The night is the time when it is most easy to think that we are unaccountable, that we can live simply for ourselves and our desires, ‘to have a good time’ – even if we are not actually having ‘a good time’, and even if in the morning we feel awful about it. Romans speaks of ‘revelling and drunkenness .. debauchery and licentiousness’.

I’m not saying that we should not party or have a drink (Jesus turned water into wine), but as people of the day, as men and women who live in the light of God and the eternal and the resurrection, we know that there is a greater freedom, a deeper happiness and a richer joy than ending up being sick in the gutter at 3am in the morning.

And we know that we are more than cattle at a meat market, that each person has an intrinsic God given nobility, dignity and potential glorious destiny.

And so we respect our own body and the bodies of others. We do not treat them as objects to satisfy our own desires, and we do not allow others to use us because we think that by that we will get them to love us. That is why the bible teaches that public commitment (which is marriage) and love should come before sexual intimacy: so that it becomes something that is genuinely mutual and life giving.   

But Paul is, of course, not speaking of literal night, but a metaphorical night.

We know that because quarrelling and jealousy are included in the list.  And they happen as much in the day as they do in the night.

We can understand why jealousy is so destructive – for both ourselves and others.

But quarrelling? Well, there is a difference between disagreeing with someone and quarrelling. A quarrel makes it personal, and we quarrel for many reasons: pride, fear, revenge, self-centredness, simple bloody mindedness.

We are called to stop doing the things of the night, and we do the things of this new day.

In verses 8-10, Paul calls us to love.

Owe no one anything, except to love one another”. Romans 13:8

To love another person is look at the other person as God sees them.

We delight in them and in their happiness – their happiness here and now, and their eternal happiness. We long that they might become the person who God created them to be. We serve them so that they might become that person.

And love sees the other person as one of their own. That is what the OT command to ‘love your neighbour as yourself’ means: to love them as if they were one of your own. To do for them what you would do for your own people, your own family, your own children. You do for them what you would want others to do for you.

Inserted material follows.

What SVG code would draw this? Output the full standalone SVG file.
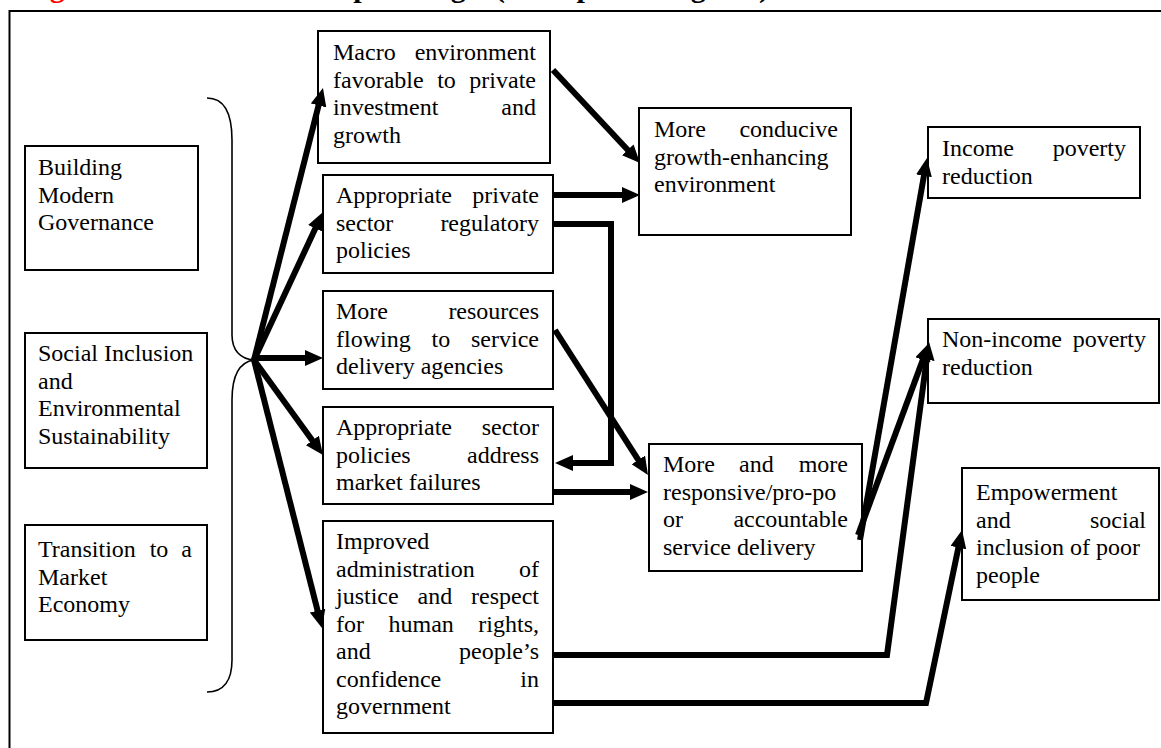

Love is bigger than the law.

The law tells us what not to do: not to commit adultery, steal, bear false witness, not to covet (to want the thing or the relationship or the happiness that the other person has). Love does not do wrong to another person.

As Origen (184-253) said, If you love somebody, you will not kill him. Nor will you commit adultery, steal from him or bear false witness against him. It is the same with all the other commands of the law: love ensures that they are kept.’

That is why the whole law can be summed up in the command to love.

But love takes us much further than simple prohibition. The law prevents us from doing wrong to our neighbour.

Love takes us out of our comfort zone. It shows us not only what we should not do, but what we should do.

How do we live as people of the day and not of the night? How do we love?

1. We remind ourselves that the new day is dawning: that Jesus has risen, that this world is not all that there is, that the Spirit has been given, that there is a new way of living, and that one day soon (and it is sooner now than when we first believed) God will set us free from this sin-infested and sin-racked body and he will give us a new transfigured radiant body.

2. We are to put on the Lord Jesus.

I’ve been preaching in my jacket – and you will now realise why.

I take my jacket off and I put on the cassock alb. It is a picture of how we are called to take off the old self and put on the new self.

We are called to put off the old works: the pride, the jealousy, the quarrelling, the lying, the envy

And we are called to put on the Lord Jesus, the armour of light, and by the power of the Spirit, to live the way of love.

Some Christians make it part of their daily prayers to do this – they confess to God the things of the night, they put them off, and then in their minds, they dress themselves with Christ.

In Ephesians 6, Christians are encouraged to put on the armour of God.

Here, in Romans 13, that armour is identified with Jesus Christ himself.

We are to put on not any belt of truth, but Jesus’ belt of truth: the truths that he lived by and the truths, promises that he declared.

We are to put on his robe of righteousness: so that we might be right and do right as he is right;

We are to put on our heads his helmet of salvation: so that we begin to think as he thinks;

We put on our feet his sandals – so that we stand in his shoes, and go where he goes;

and we take up his shield – his trust in his Father; and we arm ourselves with his sword, his word, so that we speak his words

 

My brothers and sisters, it is easy to spiritually lie in bed.

Today we are reminded that the new day has dawned – it is fresh and beautiful out there. Jesus is alive. A new life is offered. Wake up and don’t miss it.